私がその子と出会ったとき、確かにその子にはできないことが色々あった。しかし、1年足らずの間にどんどんとできることを増やし、確実にその子は伸び続けている。
なのに、なぜ今の時点で「絶対にできない」、「効果は望めない」、そんな言葉を平気で投げつけられるんだ?
あなたはこの子の何を見た?1年前のこの子と今のこの子がどれだけ変わったか、それを見ても「絶対」って言えるのか?
実はその子とは一緒にかけ算のレッスンを始めたとき、かなりちんぷんかんぷんなやり取りがあった。教具を並べて見せているのに、てんで違う数を答えたりもして、やはり数に関して何かあるのかも…と感じたりもした。それに関しては今もまだそう感じるところはないわけではない。(それは親御さんともお話をした。)
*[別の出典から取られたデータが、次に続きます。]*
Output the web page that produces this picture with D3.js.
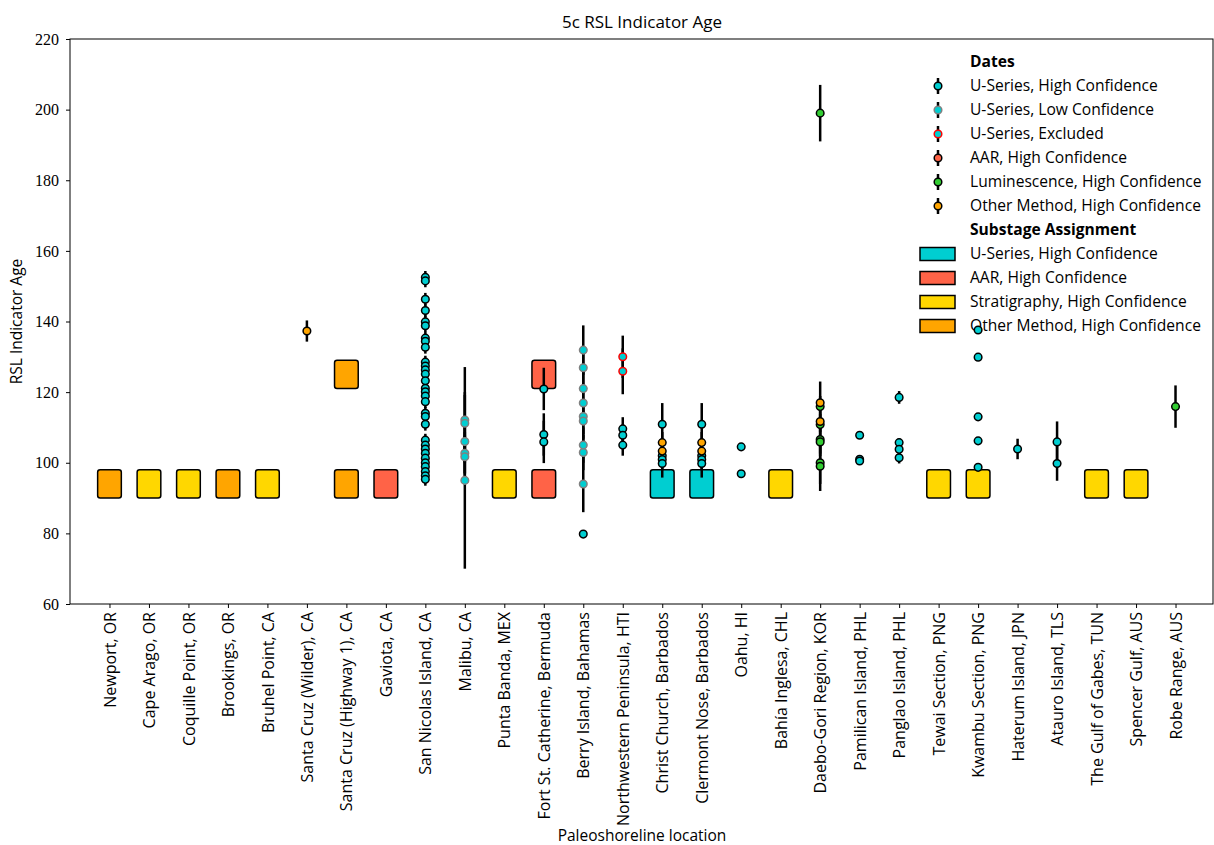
<!DOCTYPE html>
<html>
<head>
<meta charset="utf-8">
<script src="https://d3js.org/d3.v7.min.js"></script>
<style>
body { margin: 0; background: #fff; }
text { font-family: "Open Sans", Lato, sans-serif; }
</style>
</head>
<body>
<svg id="chart" width="1214" height="845"></svg>
<script>
// sites along the x axis
var sites = ["Newport, OR", "Cape Arago, OR", "Coquille Point, OR", "Brookings, OR", "Bruhel Point, CA",
  "Santa Cruz (Wilder), CA", "Santa Cruz (Highway 1), CA", "Gaviota, CA", "San Nicolas Island, CA", "Malibu, CA",
  "Punta Banda, MEX", "Fort St. Catherine, Bermuda", "Berry Island, Bahamas", "Northwestern Peninsula, HTI",
  "Christ Church, Barbados", "Clermont Nose, Barbados", "Oahu, HI", "Bahía Inglesa, CHL", "Daebo-Gori Region, KOR",
  "Pamilican Island, PHL", "Panglao Island, PHL", "Tewai Section, PNG", "Kwambu Section, PNG", "Haterum Island, JPN",
  "Atauro Island, TLS", "The Gulf of Gabes, TUN", "Spencer Gulf, AUS", "Robe Range, AUS"];

var yTicks = [60, 80, 100, 120, 140, 160, 180, 200, 220];

// substage boxes: site index, bottom, top, method
var boxSite   = [0, 1, 2, 3, 4, 6, 6, 7, 10, 11, 11, 14, 15, 17, 21, 22, 25, 26];
var boxBottom = [90, 90, 90, 90, 90, 121, 90, 90, 90, 121, 90, 90, 90, 90, 90, 90, 90, 90];
var boxTop    = [98, 98, 98, 98, 98, 129, 98, 98, 98, 129, 98, 98, 98, 98, 98, 98, 98, 98];
var boxMethod = ["other", "strat", "strat", "other", "strat", "other", "other", "aar", "strat", "aar", "aar",
  "useries", "useries", "strat", "strat", "strat", "strat", "strat"];

// dates: [site index, age, error]
var uHigh = [
  [8, 152.5, 1.8], [8, 151.5, 1.8], [8, 146.3, 1.8], [8, 143.1, 1.8], [8, 139.9, 1.8], [8, 138.8, 1.8],
  [8, 135.3, 1.8], [8, 134.4, 1.8], [8, 132.7, 1.8], [8, 128.5, 1.8], [8, 127.4, 1.8], [8, 126.3, 1.8],
  [8, 125.1, 1.8], [8, 123.2, 1.8], [8, 121.1, 1.8], [8, 120.1, 1.8], [8, 118.9, 1.8], [8, 117.3, 1.8],
  [8, 114.0, 1.8], [8, 113.1, 1.8], [8, 110.9, 1.8], [8, 106.4, 1.8], [8, 105.0, 1.8], [8, 103.9, 1.8],
  [8, 102.7, 1.8], [8, 101.3, 1.8], [8, 100.0, 1.8], [8, 98.9, 1.8], [8, 97.5, 1.8], [8, 96.3, 1.8], [8, 95.3, 1.8],
  [11, 120.9, 6], [11, 108.0, 6], [11, 105.9, 6],
  [12, 79.8, 0],
  [13, 109.6, 3.3], [13, 107.8, 3], [13, 105.0, 3],
  [14, 110.9, 6], [14, 102.0, 3], [14, 100.9, 3], [14, 99.8, 4],
  [15, 110.9, 6], [15, 102.0, 3], [15, 100.9, 3], [15, 99.8, 4],
  [16, 104.5, 0.5], [16, 96.9, 0.5],
  [19, 107.8, 0.8], [19, 101.0, 0.8], [19, 100.5, 0.6],
  [20, 118.5, 1.8], [20, 105.7, 1.2], [20, 103.8, 1.5], [20, 101.4, 1.6],
  [22, 137.6, 0], [22, 129.9, 0], [22, 113.0, 0], [22, 106.2, 0], [22, 98.7, 0],
  [23, 103.9, 2.9],
  [24, 105.9, 5.8], [24, 99.8, 4.9]
];
var uLow = [
  [9, 112.1, 15], [9, 111.2, 8], [9, 106.0, 6], [9, 102.7, 6], [9, 101.7, 6], [9, 95.0, 25],
  [12, 131.9, 7], [12, 126.9, 5], [12, 121.0, 5], [12, 116.9, 5], [12, 113.1, 5], [12, 111.8, 5],
  [12, 105.0, 5], [12, 102.9, 5], [12, 94.0, 8]
];
var uExcluded = [[13, 130.0, 6], [13, 125.9, 6.5]];
var lumHigh = [
  [18, 199.0, 8], [18, 115.9, 3], [18, 110.8, 3], [18, 106.6, 4], [18, 105.9, 4], [18, 100.0, 6], [18, 99.0, 7],
  [27, 115.9, 6]
];
var otherHigh = [
  [5, 137.3, 3],
  [14, 105.7, 3], [14, 103.3, 3],
  [15, 105.7, 3], [15, 103.3, 3],
  [18, 117.0, 6], [18, 111.7, 3]
];

var fills = { useries: "#00ced1", aar: "#ff6347", strat: "#ffd700", other: "#ffa500", lum: "#32cd32" };

var svg = d3.select("#chart");
var pL = 70, pR = 1214, pT = 39, pB = 604;

var x = d3.scaleLinear().domain([-1, 28]).range([pL, pR + 1]);
var y = d3.scaleLinear().domain([60, 220]).range([pB, pT]);

// boxes
var boxes = boxSite.map(function(s, i) { return { s: s, b: boxBottom[i], t: boxTop[i], m: boxMethod[i] }; });
var bw = x(0.3) - x(0);
svg.append("g").selectAll("rect").data(boxes).join("rect")
  .attr("x", function(d) { return x(d.s) - bw; })
  .attr("y", function(d) { return y(d.t); })
  .attr("width", bw * 2)
  .attr("height", function(d) { return y(d.b) - y(d.t); })
  .attr("rx", 2.5).attr("ry", 2.5)
  .attr("fill", function(d) { return fills[d.m]; })
  .attr("stroke", "#000").attr("stroke-width", 1.5);

// legend (drawn under the data, like the reference)
var lg = svg.append("g");
var lx = 970, lfs = 15.6;
lg.append("text").attr("x", lx).attr("y", 62).attr("dy", "0.35em").attr("font-weight", "bold")
  .attr("font-size", lfs).text("Dates");
var dateKeys = [
  ["U-Series, High Confidence", fills.useries, "#000"],
  ["U-Series, Low Confidence", fills.useries, "#808080"],
  ["U-Series, Excluded", fills.useries, "#ff0000"],
  ["AAR, High Confidence", fills.aar, "#000"],
  ["Luminescence, High Confidence", fills.lum, "#000"],
  ["Other Method, High Confidence", fills.other, "#000"]
];
dateKeys.forEach(function(k, i) {
  var yy = 86 + i * 24;
  lg.append("line").attr("x1", 938).attr("x2", 938).attr("y1", yy - 8).attr("y2", yy + 8)
    .attr("stroke", "#000").attr("stroke-width", 2.5);
  lg.append("circle").attr("cx", 938).attr("cy", yy).attr("r", 3.8)
    .attr("fill", k[1]).attr("stroke", k[2]).attr("stroke-width", 1.5);
  lg.append("text").attr("x", lx).attr("y", yy).attr("dy", "0.35em").attr("font-size", lfs).text(k[0]);
});
lg.append("text").attr("x", lx).attr("y", 230).attr("dy", "0.35em").attr("font-weight", "bold")
  .attr("font-size", lfs).text("Substage Assignment");
var boxKeys = [
  ["U-Series, High Confidence", fills.useries],
  ["AAR, High Confidence", fills.aar],
  ["Stratigraphy, High Confidence", fills.strat],
  ["Other Method, High Confidence", fills.other]
];
boxKeys.forEach(function(k, i) {
  var yy = 254 + i * 24;
  lg.append("rect").attr("x", 920).attr("y", yy - 6.5).attr("width", 35).attr("height", 13)
    .attr("fill", k[1]).attr("stroke", "#000").attr("stroke-width", 1.5);
  lg.append("text").attr("x", lx).attr("y", yy).attr("dy", "0.35em").attr("font-size", lfs).text(k[0]);
});

// dates
var dates = [];
uHigh.forEach(function(d) { dates.push({ s: d[0], a: d[1], e: d[2], fill: fills.useries, edge: "#000" }); });
uLow.forEach(function(d) { dates.push({ s: d[0], a: d[1], e: d[2], fill: fills.useries, edge: "#808080" }); });
uExcluded.forEach(function(d) { dates.push({ s: d[0], a: d[1], e: d[2], fill: fills.useries, edge: "#ff0000" }); });
lumHigh.forEach(function(d) { dates.push({ s: d[0], a: d[1], e: d[2], fill: fills.lum, edge: "#000" }); });
otherHigh.forEach(function(d) { dates.push({ s: d[0], a: d[1], e: d[2], fill: fills.other, edge: "#000" }); });

svg.append("g").selectAll("line").data(dates.filter(function(d) { return d.e > 0; })).join("line")
  .attr("x1", function(d) { return x(d.s); }).attr("x2", function(d) { return x(d.s); })
  .attr("y1", function(d) { return y(d.a - d.e); }).attr("y2", function(d) { return y(d.a + d.e); })
  .attr("stroke", "#000").attr("stroke-width", 2.5);

svg.append("g").selectAll("circle").data(dates).join("circle")
  .attr("cx", function(d) { return x(d.s); }).attr("cy", function(d) { return y(d.a); })
  .attr("r", 3.8)
  .attr("fill", function(d) { return d.fill; })
  .attr("stroke", function(d) { return d.edge; }).attr("stroke-width", 1.5);

// frame
svg.append("rect").attr("x", pL).attr("y", pT).attr("width", pR - pL - 1).attr("height", pB - pT)
  .attr("fill", "none").attr("stroke", "#000").attr("stroke-width", 1);

// axes
var yAxis = svg.append("g").attr("transform", "translate(" + pL + ",0)")
  .call(d3.axisLeft(y).tickValues(yTicks).tickSize(4).tickPadding(7));
yAxis.select(".domain").remove();
yAxis.selectAll("text").style("font-family", "'Liberation Serif', serif").attr("font-size", 16).attr("fill", "#000");

var xAxis = svg.append("g").attr("transform", "translate(0," + pB + ")")
  .call(d3.axisBottom(x).tickValues(d3.range(sites.length)).tickFormat(function(i) { return sites[i]; }).tickSize(4));
xAxis.select(".domain").remove();
xAxis.selectAll("text")
  .attr("font-size", 16).attr("fill", "#000")
  .attr("text-anchor", "end")
  .attr("transform", "rotate(-90)")
  .attr("x", -8).attr("y", 0).attr("dy", "0.35em");

// titles
svg.append("text").attr("x", (pL + pR) / 2).attr("y", 22).attr("dy", "0.35em").attr("text-anchor", "middle")
  .attr("font-size", 17).text("5c RSL Indicator Age");
svg.append("text").attr("x", (pL + pR) / 2).attr("y", 836).attr("dy", "0.35em").attr("text-anchor", "middle")
  .attr("font-size", 15.5).text("Paleoshoreline location");
svg.append("text").attr("transform", "translate(17," + ((pT + pB) / 2) + ") rotate(-90)")
  .attr("dy", "0.35em").attr("text-anchor", "middle").attr("font-size", 15.5).text("RSL Indicator Age");
</script>
</body>
</html>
しかし、覚えこませたわけでもなく、おうちでも暗記させようとされたことはないとおっしゃっているのに、その子はいつの間にか九九に関しては式を見た瞬間に答えが書けるようになってしまった。
その速さたるや、大人が真剣にやっても負けるかも?というほどなのだ。
おまけに、前回2桁×1桁や3桁×1桁のレッスンをしたのだが、数量感覚がどの程度あるのかはわからない。それでも、その計算も、暗算でかなり素早くきちんと答えが出せるようになっていたのだ。
その子のどこが知能が低く、今後の発達も望めないと断言できるのだ?
あなたは何を知っているんだ?
もちろん、私は発達障害などに関してほぼ素人だ。私の持っている知識はあくまでも本などから得たものに過ぎず、それも初歩的なものでしかない。
それはよくわかっている。
専門家にしかわからないことだってあるだろう。
それでもどうしても納得がいかないのだ。
人は大切な人につらいことを伝えなくてはいけないとき、とてもとても心を痛めるに違いない。
相手がどれだけ傷つくか、心を痛めるか、そんなことを想像し、できることなら伝えたくない…、伝えずになんとか済む方法はないか…、そんなことをあれこれ考えるのではないのだろうか。
つらいことを伝えるとき、まず相手の気持ちを考え、相手に寄り添ってくれる。そんな人の言葉ならつらくてもなんとか受け止めようとするだろう。
しかし、結果だけを見て、きっと専門家にとっては常識的な判断を、相手の痛みも考えずに次々とぶつけるような人の言葉を素直に受け止められる人などいるとは思えない。
何より、その人が知っているのはその子が取り組んだペーパーの検査結果の数値だけなのだ。
その数値だけでなぜそこまでのことが言えるんだ?
私は人間に「絶対不可能」なんてことはほとんど存在しないと思っている。
もちろん、例えば病気や事故などで脚を失った方がおられたとして、「自分の脚で歩く」ということは「絶対不可能」かもしれないが、何らかに方法で歩くことは「絶対不可能」とは言えないはずだ。
お医者様にもう手遅れと言われた方が病気を完治させたなんて話も実際にいくつも存在するはずだ。
ヘレン・ケラーだって、サリバン先生に出会っていなければ、一生混沌の世界で生きていたかもしれないが、「奇跡」は起きたのだ。
頂いたお手紙を読みながら、会ったこともない検査官か指導員か知らないその人に激しい憤りを感じた。
あなたはその言葉を親御さんたちに伝えるとき、心が痛んだだろうか?悲しくて泣きそうになっただろうか?
私には子どもがいない。
だから、親御さんの辛さ、悲しさは私の想像など遥か及ばぬところにあるに違いない。
それでも、そんな私でさえもこんなにも憤りを感じ、悔しくて涙が流れたんだ。
何の希望も与えないカウンセリングなんていらない。
もちろん、不必要な期待を抱かせることはかえって酷だという意見もあるかもしれない。
ただ、今回のことに関しては、どう見ても、どう考えても、そこまで言われる理由がわからない…。だって、そこにあるのはただのペーパーの結果に違いないのだから…。
お母様と少しお電話でお話をした。
「何を!見返してやる!そんな気持ちになりますよね…」
とても可愛くて穏やかなお母様がか細い声でそうおっしゃった。
でも、確かにそうだ。
きっと私がその場にいたら、何が何でもコイツのいうことなんて全て覆してみせる!そう思っていたに違いない。
子どもに無理をさせるのではなく、それでもその子の持てる力をよりよく引き出し、伸ばしていってくれるよう、私も一層頑張っていこうと思う。